— start SUPPLIED MATERIAL —
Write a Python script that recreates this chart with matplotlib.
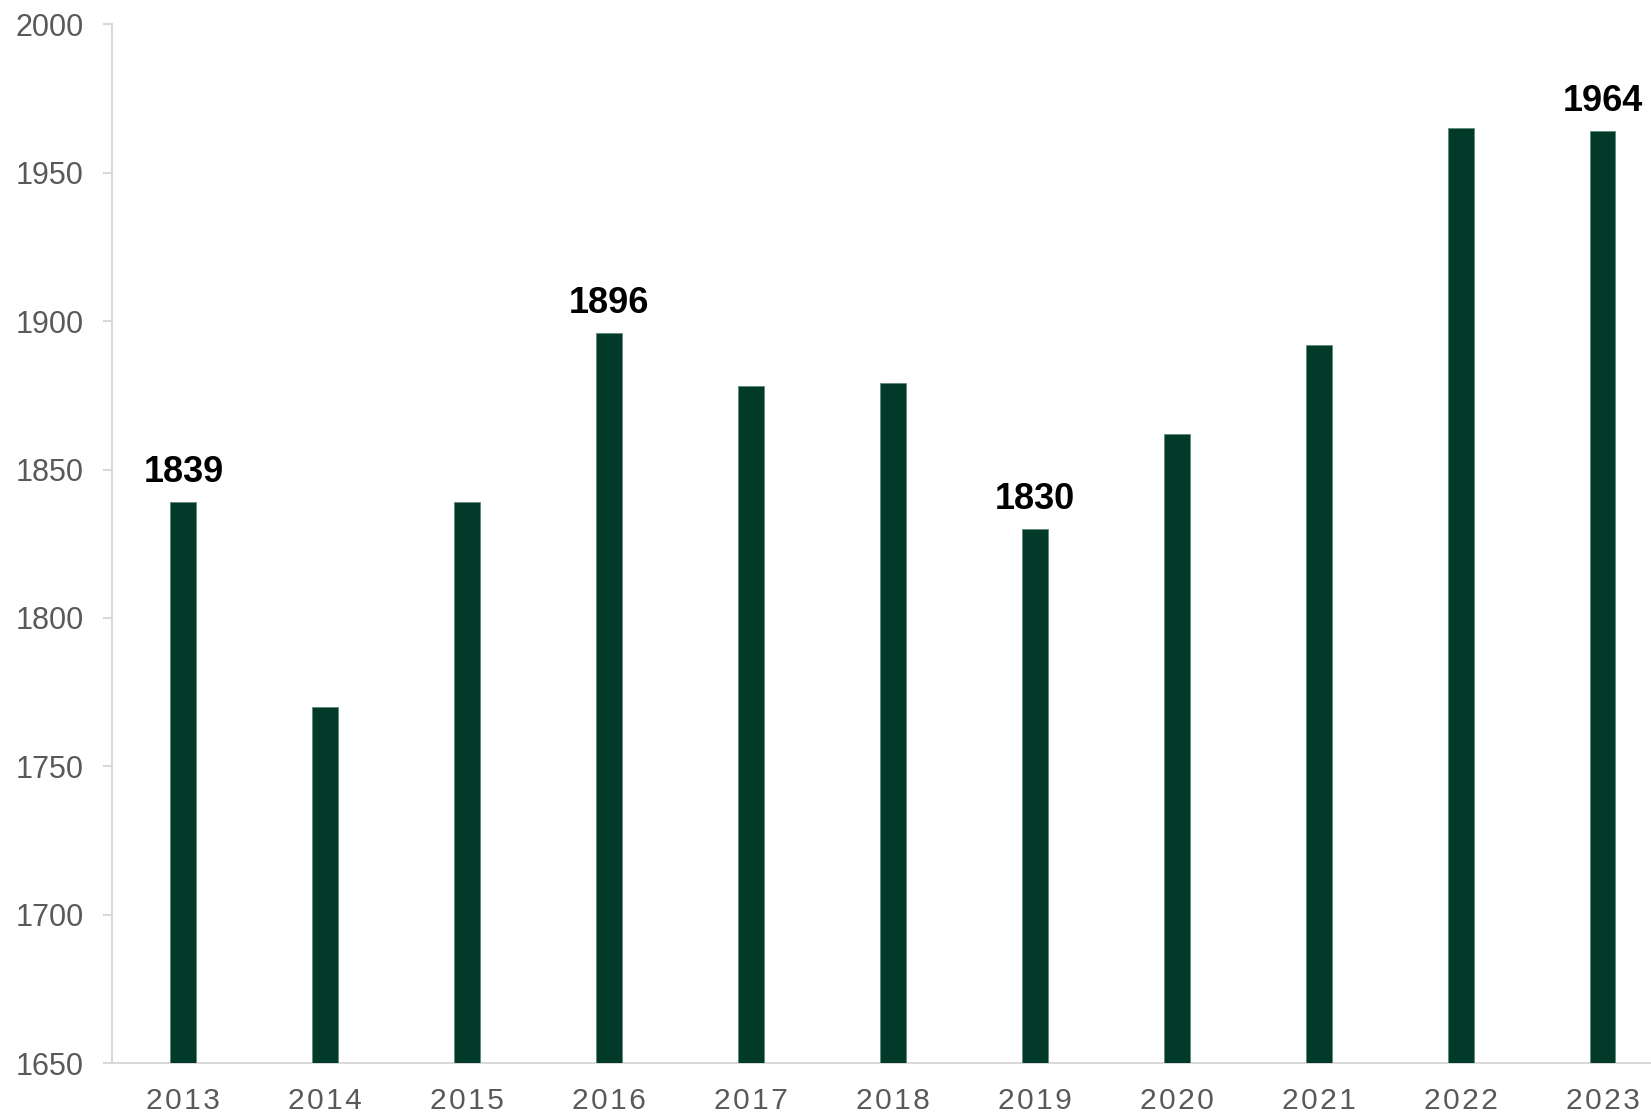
import matplotlib.pyplot as plt
import numpy as np

plt.rcParams["font.family"] = ["Liberation Sans", "DejaVu Sans"]

years = ["2013", "2014", "2015", "2016", "2017", "2018",
         "2019", "2020", "2021", "2022", "2023"]
values = [1839, 1770, 1839, 1896, 1878, 1879, 1830, 1862, 1892, 1965, 1964]
labelled = ["2013", "2016", "2019", "2023"]
y_ticks = [1650, 1700, 1750, 1800, 1850, 1900, 1950, 2000]

bar_color = "#013A28"
axis_gray = "#D9D9D9"
text_gray = "#595959"

fig = plt.figure(figsize=(16.51, 11.12), dpi=100)
# axes runs past the right edge, as in the cropped original
ax = fig.add_axes([0.0681, 0.0438, 0.9455, 0.9344])

x = np.arange(len(years))
bars = ax.bar(x, values, width=0.183, color=bar_color,
              edgecolor="#5E8B78", linewidth=0.6, zorder=3)

ax.set_xlim(-0.5, len(years) - 0.5)
ax.set_ylim(y_ticks[0], y_ticks[-1])
ax.set_yticks(y_ticks)
ax.set_xticks(x)
# the original spreads the year digits a little
ax.set_xticklabels(["\u200a".join(y) for y in years])

for yr, v, b in zip(years, values, bars):
    if yr in labelled:
        ax.annotate(str(v), (b.get_x() + b.get_width() / 2, v),
                    xytext=(0, 8.5), textcoords="offset points",
                    ha="center", va="bottom", fontsize=26,
                    fontweight="bold", color="black")

for side in ["top", "right"]:
    ax.spines[side].set_visible(False)
for side in ["left", "bottom"]:
    ax.spines[side].set_color(axis_gray)
    ax.spines[side].set_linewidth(1.5)

ax.tick_params(axis="y", colors=axis_gray, labelcolor=text_gray,
               labelsize=22, length=6.5, width=1.5, pad=14)
ax.tick_params(axis="x", length=0, labelcolor=text_gray,
               labelsize=21.5, pad=17)

fig.savefig("out.png", dpi=100)
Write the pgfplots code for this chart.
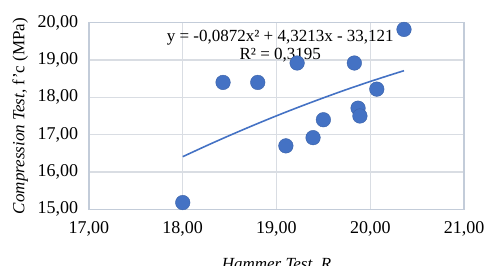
— end SUPPLIED MATERIAL —
● **PROBLEM REQUIREMENTS**: Reproduce the records above from their first line to the line bearing "ax.spines[side].set_linewidth(1.5)", both ends included, leaving every picture out.

● **ANSWER**:
Write a Python script that recreates this chart with matplotlib.
import matplotlib.pyplot as plt
import numpy as np

plt.rcParams["font.family"] = ["Liberation Sans", "DejaVu Sans"]

years = ["2013", "2014", "2015", "2016", "2017", "2018",
         "2019", "2020", "2021", "2022", "2023"]
values = [1839, 1770, 1839, 1896, 1878, 1879, 1830, 1862, 1892, 1965, 1964]
labelled = ["2013", "2016", "2019", "2023"]
y_ticks = [1650, 1700, 1750, 1800, 1850, 1900, 1950, 2000]

bar_color = "#013A28"
axis_gray = "#D9D9D9"
text_gray = "#595959"

fig = plt.figure(figsize=(16.51, 11.12), dpi=100)
# axes runs past the right edge, as in the cropped original
ax = fig.add_axes([0.0681, 0.0438, 0.9455, 0.9344])

x = np.arange(len(years))
bars = ax.bar(x, values, width=0.183, color=bar_color,
              edgecolor="#5E8B78", linewidth=0.6, zorder=3)

ax.set_xlim(-0.5, len(years) - 0.5)
ax.set_ylim(y_ticks[0], y_ticks[-1])
ax.set_yticks(y_ticks)
ax.set_xticks(x)
# the original spreads the year digits a little
ax.set_xticklabels(["\u200a".join(y) for y in years])

for yr, v, b in zip(years, values, bars):
    if yr in labelled:
        ax.annotate(str(v), (b.get_x() + b.get_width() / 2, v),
                    xytext=(0, 8.5), textcoords="offset points",
                    ha="center", va="bottom", fontsize=26,
                    fontweight="bold", color="black")

for side in ["top", "right"]:
    ax.spines[side].set_visible(False)
for side in ["left", "bottom"]:
    ax.spines[side].set_color(axis_gray)
    ax.spines[side].set_linewidth(1.5)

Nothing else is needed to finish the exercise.